# State vectors, projection matrices

1. Oct 8, 2007

### cscott

1. The problem statement, all variables and given/known data

How do I prove that if,

$$|\vec{u_1}><\vec{u_1}| + |\vec{u_2}><\vec{u_2}| = I$$,

where 'I' is the indentity matrix, that $u_1$ and $u_2$ are orthogonal and normalized?

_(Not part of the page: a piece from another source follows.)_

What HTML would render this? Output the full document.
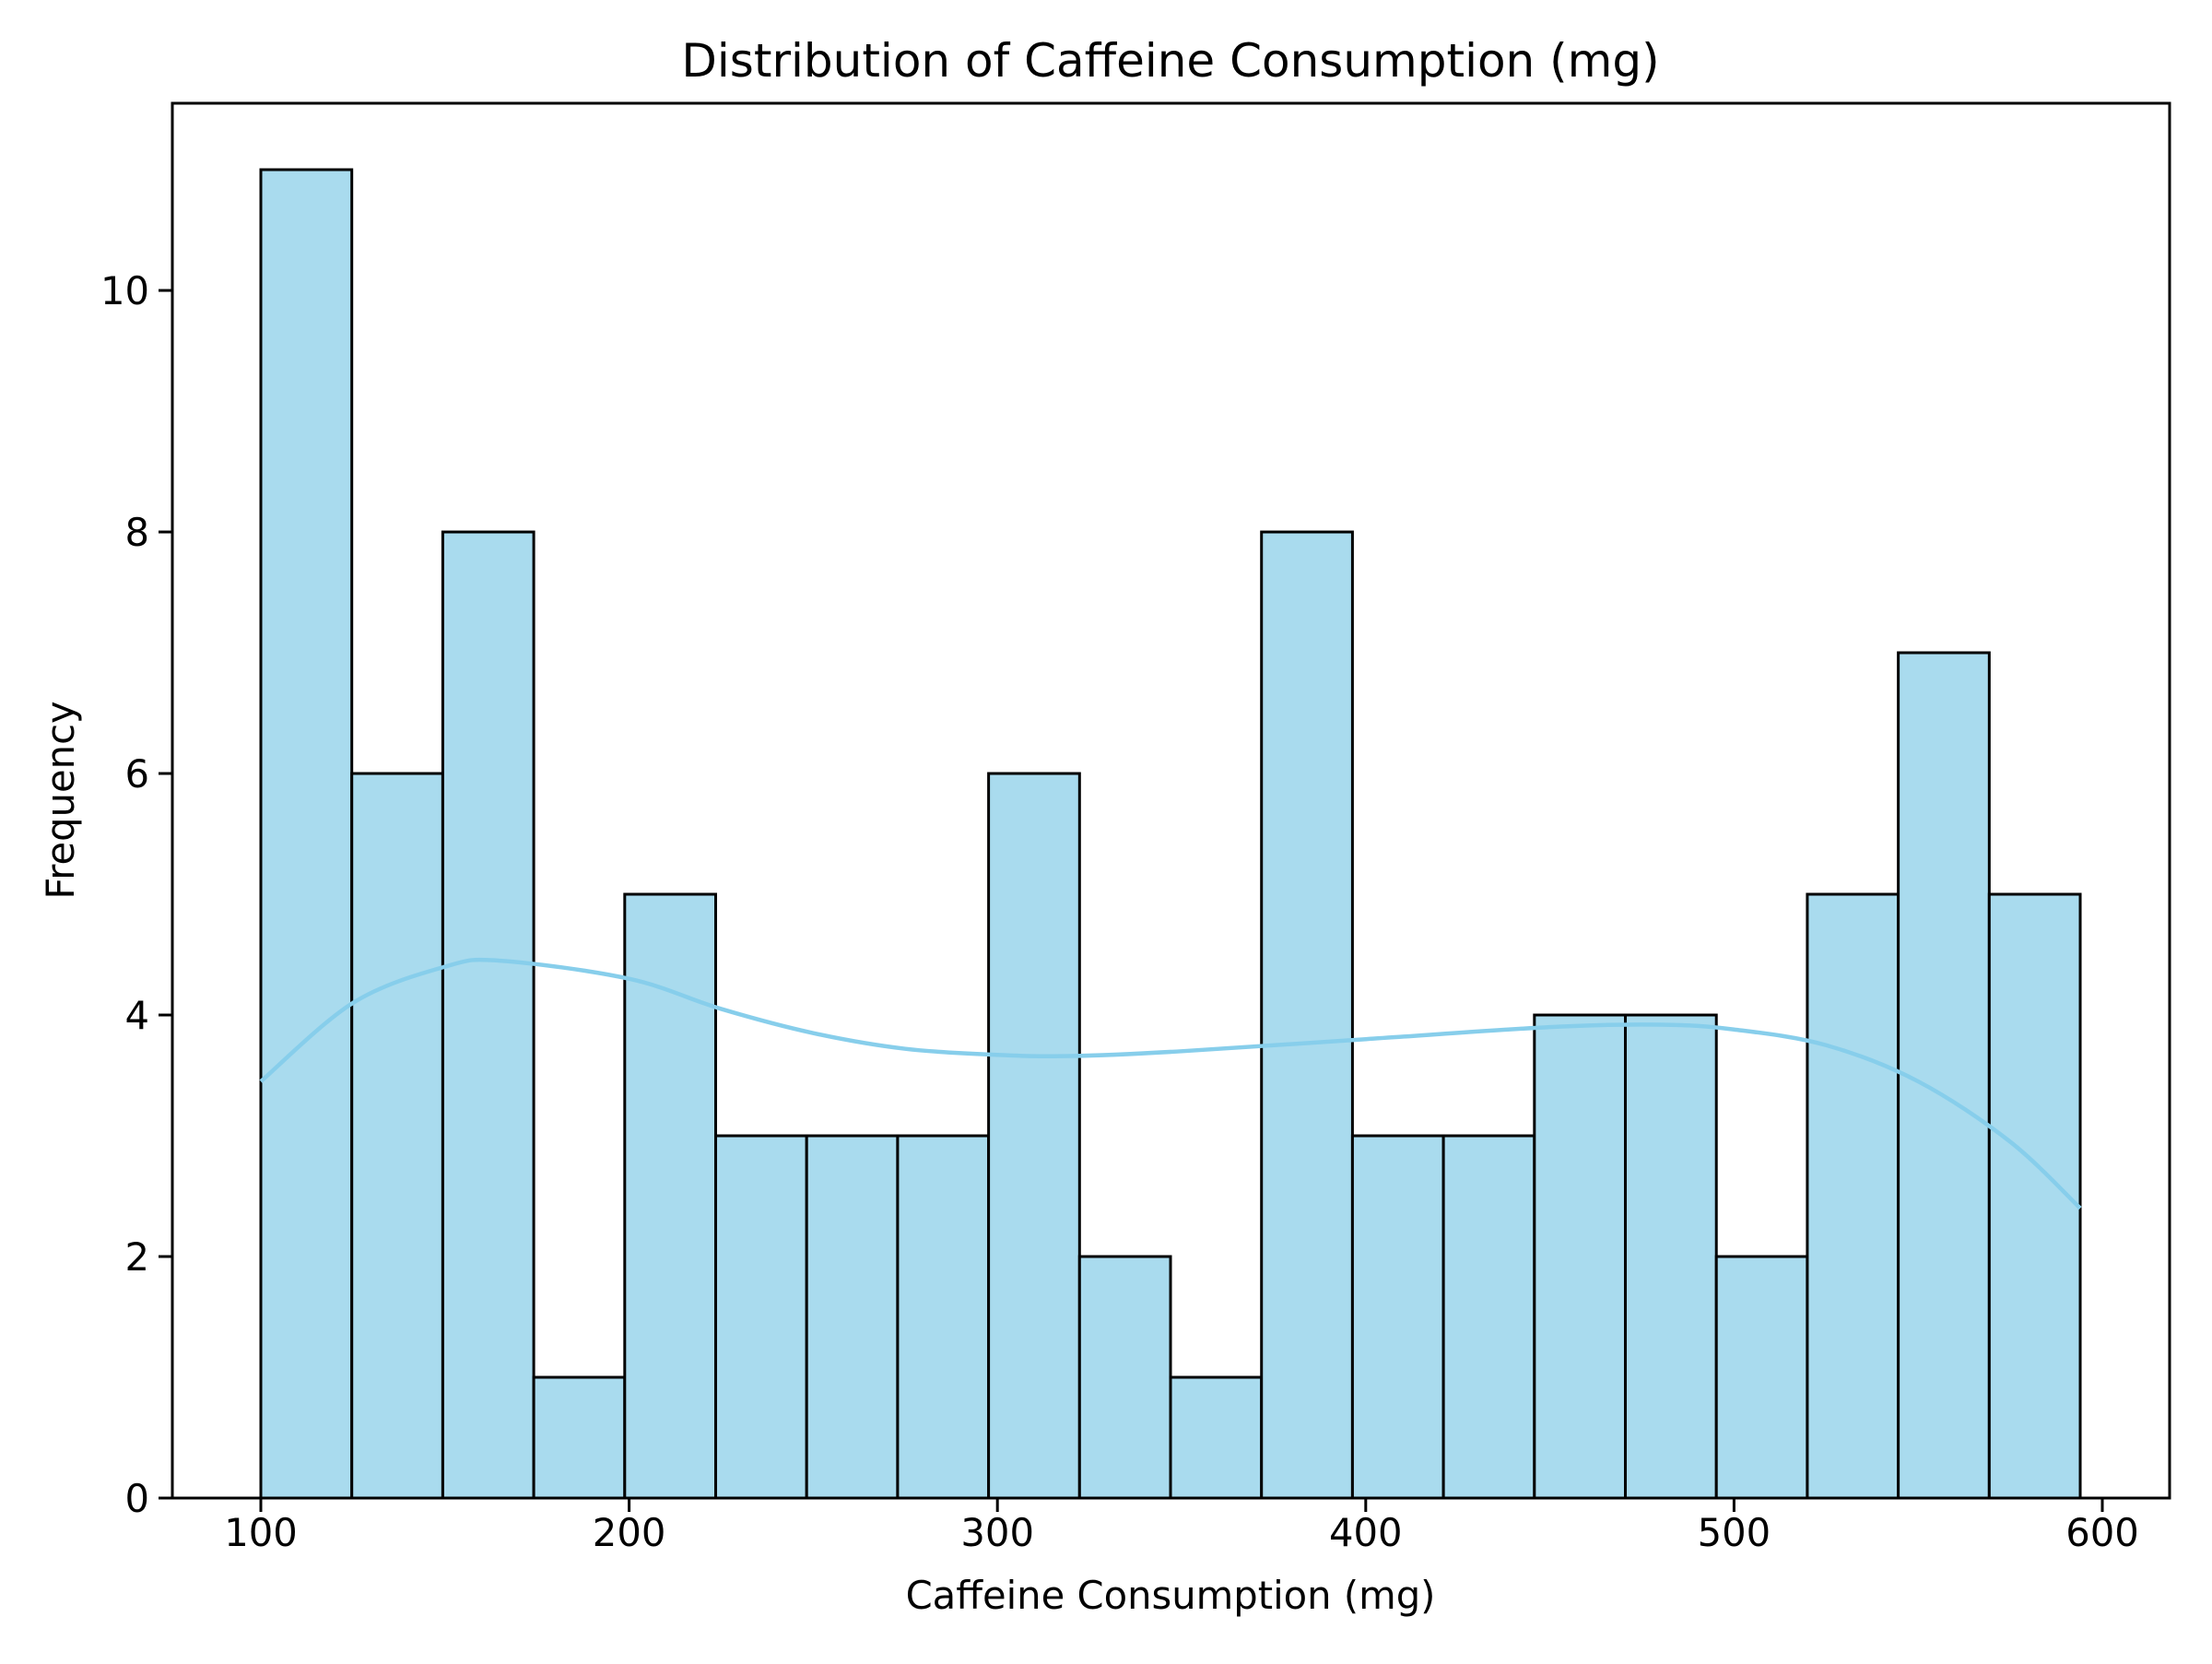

Can anybody get me started?

Last edited: Oct 8, 2007
2. Oct 8, 2007

### Hurkyl

Staff Emeritus
You can't, with the information you've stated.

3. Oct 8, 2007

### cscott

Here's the exact question from the problem set, just in case:

Show that given two arbitrary vectors u1 , u2 ∈ C^2 such that the associated projectors satisfy Pu1 + Pu2 = 1 then it holds that the vectors u1, u2 are orthogonal and normalized.

Is it really impossible?

4. Oct 8, 2007

### Hurkyl

Staff Emeritus
Oh bah. I read the problem backwards.

Well, since yo'ure given an equation with I in it, it will probably be useful to throw I into every relevant equation you can think of.

5. Oct 8, 2007

### cscott

That's the thing, I can't think of any relevant equations besides the two inner product equations for a normalized vector and two orthogonal vectors.

6. Oct 8, 2007

### cscott

What if I multiplied by |u2> on the right-hand side of each term. Would I be correct in saying that in order for this new equation to hold true u1 and u2 have to be orthogonal and u2 would have to be normalized? Then I can do it again with u1.

7. Oct 8, 2007

### Hurkyl

Staff Emeritus
Well, then throw an I in them! What do you get?

8. Oct 8, 2007

### cscott

I think I would get:

<u1|u1>I = I
<u2|u2>I = I
<u1|u2>I = 0
<u2|u1>I = 0

Does this make sense? Is it incorrect to do it like I said in post #6?

If I substituted the expression in my OP for 'I' in these equations, and they still hold true does it prove what I need?

9. Oct 8, 2007

### Hurkyl

Staff Emeritus
You put the I in the wrong place. It's an operator; it should operate on things!

I suppose that you can put an I there, intending there to be scalar multiplication, but that doesn't do anything useful here.

10. Oct 8, 2007

### cscott

Ooh

<u1|I|u1> = I
<u2|I|u2> = I
<u1|I|u2> = 0
<u2|I|u1> = 0

Like that then?

11. Oct 8, 2007

### Hurkyl

Staff Emeritus
Yes -- those are the statements you want to prove!

Incidentally, this is a trick you want to take to heart; it's a very useful thing. (And not just in linear algebra; in analysis, you might use a partition of unity in similar ways)

12. Oct 8, 2007

### cscott

I'll try to work out the algebra.

...I think I'm slllllowly getting my head around this quantum stuff.

13. Oct 8, 2007

### Hurkyl

Staff Emeritus
Hrm...

This is surely what you want to do, but finishing off the proof is less straightforward than I thought it was.

14. Oct 8, 2007

### Hurkyl

Staff Emeritus
Shame on me for not fully thinking this through! You can do this... if you can first prove that |u1> and |u2> are linearly independent. (do you see why?)

15. Oct 8, 2007

### cscott

I see why |u1> and |u2> would have to be linearly independent. I'm not sure how I'd prove that, though. Wouldn't I have to do it based solely on the fact that adding the projection matrices gives the identity matrix?

16. Oct 8, 2007

### cscott

When I substitute $$|\vec{u_1}><\vec{u_1}| + |\vec{u_2}><\vec{u_2}| = I$$

into the LHS of
<u1|I|u1> = I
<u1|I|u2> = 0
I get
1 = I
<u1|u2> + <u1|u2> = 0
respectively

This doesn't seem right... ? It does imply that<u1|u2> = 0, though.

17. Oct 9, 2007

### Hurkyl

Staff Emeritus
Assume they are dependent, see what happens. Rank might be involved.

I don't see how you got that. And remember that <u1|I|u2> = 0 is what you're trying to prove.